Arizona Lawmaker Wants Dyslexia Handbooks In Public Schools To Help Learning-Disabled Students

A lawmaker in Arizona is proposing that its state's public schools, as well as charter schools, should have a handbook on dyslexia. Rep. Jill Norgaard has filed a bill to make this happen to give students with dyslexia a better chance to graduate from high school.

Norgaard believes having the handbook on dyslexia, filed under HB 2202, would help with how schools can approach and satisfy the learning needs of its students. It would give schools a consistent and standardized process or help with dyslexia early intervention.

Arizona school districts currently have different approaches in teaching learning-disabled students. Norgaard is hoping to follow similar guidelines from dyslexia handbooks already created in 14 American states, including Alabama, Ohio and Texas, according to Cronkite News.

Meanwhile, a Dutch expert believes poor educators contributed to the increase in dyslexia diagnosis since 2007. Professor Anna Bosman noted that several kids might have been improperly diagnosed with the condition when they could not be learning-disabled at all.

"We forget to check whether good education was provided," the professor said, according to NL Times. She believes educators aren't properly teaching and drilling the kids, thus they do not develop and improve as expected academically.

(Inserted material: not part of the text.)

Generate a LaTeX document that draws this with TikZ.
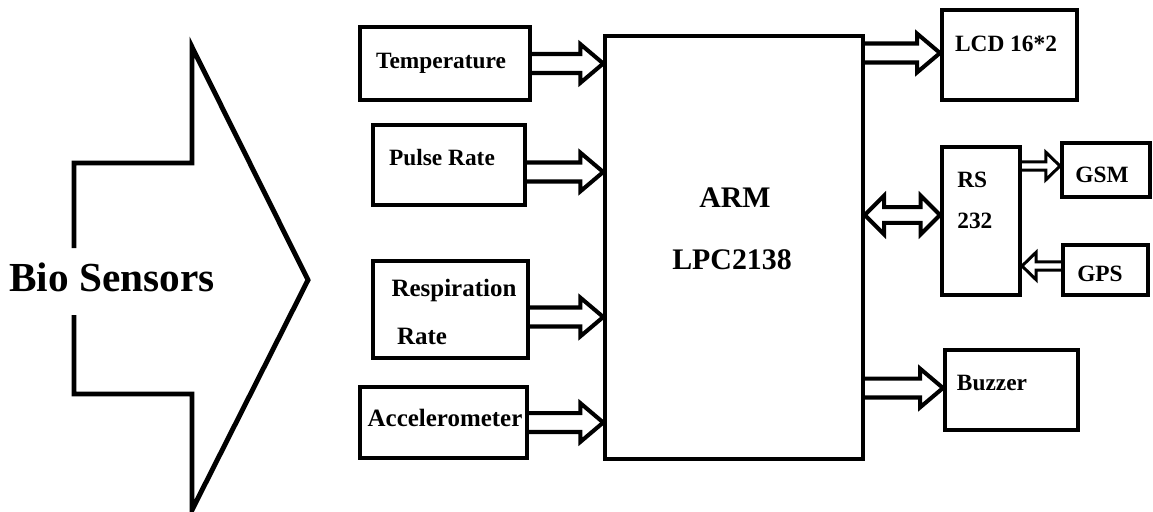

A study published in the National Institutes of Health noted that students with dyslexia and reading disabilities have a higher dropout rate compared to other students. There is about 13 to 14 percent of students who are most likely challenged by this learning disorder, according to the Dyslexia Association.

Part of the problem is because the approach and medium of instruction do not work for them. Students with dyslexia could also get easily discouraged in school or learning without the proper guidance from the teachers.

Dyslexia affects students in different ways and depending on their condition. Some of the indicators include difficulty in reading, spelling and writing. When overlooked, it can not only lead to academic problems but also communication and self-image issues when the students become adults in the workplace.